Apparently, Discovery cannot wait to dump this show. It did not air tonight (3/31) per my guide data. Looking at the DSC website, I see it has been bumped to 2AM (ET) for the final 2 shows.

so, now the web says 4/1 2AM (ET) and 4/8 2AM (ET)


----------



## WhiskeyTango (Sep 20, 2006)

Damn, my guide still showed it airing at 7 so I missed the actual recording at 2am. I'll have to wait a few days and see if I can find it online somewhere.

I can see why the show is failing though. It's mostly just them hiking or laying around. I thought the original concept in season 1 in Alaska was more interesting where they were in separate groups in separate locations and had to survive on the surroundings for the whole season.


----------



## generaltso (Nov 4, 2003)

Has anyone found a place to get Episode 7? My TiVo didn't update in time to get it, and it doesn't look like it will be on again. Even the usual places on the Internet don't have that episode available for download.


----------



## sieglinde (Aug 11, 2002)

iTunes? pay a nominal fee for it?


----------



## generaltso (Nov 4, 2003)

sieglinde said:


> iTunes? pay a nominal fee for it?


Thanks, I hadn't even thought to look on iTunes.


----------



## MountainMan41 (Feb 28, 2005)

sieglinde said:


> iTunes? pay a nominal fee for it?


My unit did not catch the *Hope Floats *episode because of the late time change, but I watched it on Amazon Instant Video tonight. It costs $1.99, the same as Itunes. I am pretty ticked at Discovery Channel for not making the time switch quick enough for anyone who might record the episode. What I did record in that time slot was one of the fishing or crabbing reality series...don't know...as soon as I verified it was not Out of the Wild, I dumped it.
My system shows it expects to record the next episode Thursday, April 7 at 11:00 PM Pacific Daylight Time.


----------



## jbernardis (Oct 22, 2003)

MountainMan41 said:


> ...I am pretty ticked at Discovery Channel for not making the time switch quick enough for anyone who might record the episode...
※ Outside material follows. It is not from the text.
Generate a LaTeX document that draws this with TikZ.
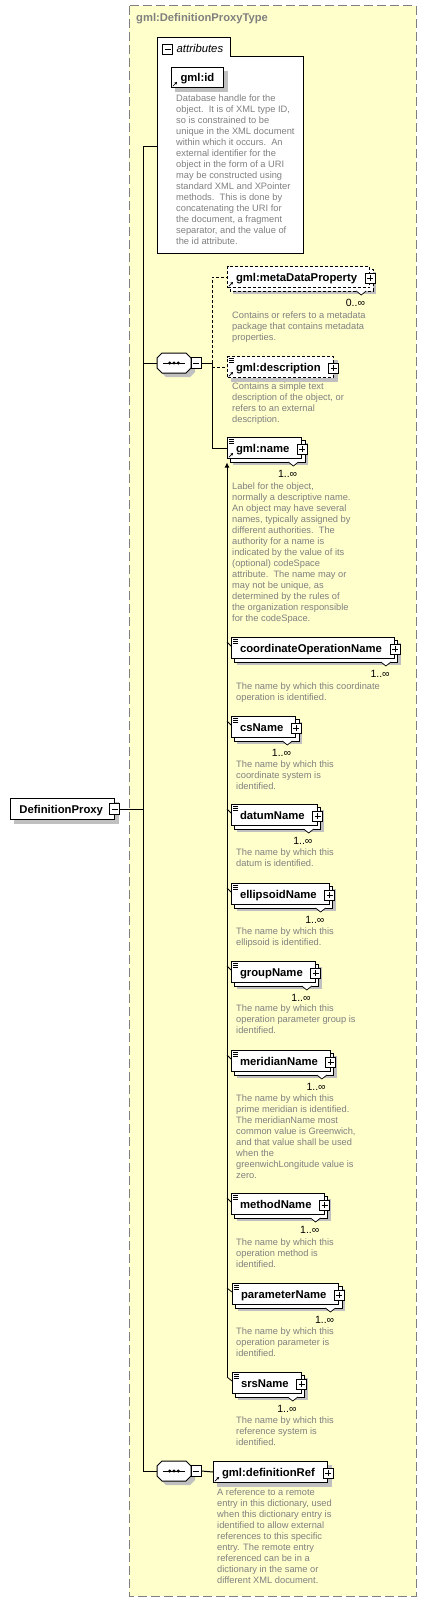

I'm even more ticked that they aren't repeating it. One thing you can usually count on with Discovery is that they show things 20 times during the week. They move this show earlier and take away all repeats????? Even the people who watch it live were screwed.


----------



## mearlus (Nov 1, 2004)

jbernardis said:


> I'm even more ticked that they aren't repeating it. One thing you can usually count on with Discovery is that they show things 20 times during the week. They move this show earlier and take away all repeats????? Even the people who watch it live were screwed.


Had a season pass for the previous Out of the Wild, totally missed the name change this year 

Maybe i'll get episode 8 to record now. Also disappointed that they aren't re-airing it again right away like they do for all of their other shows.


----------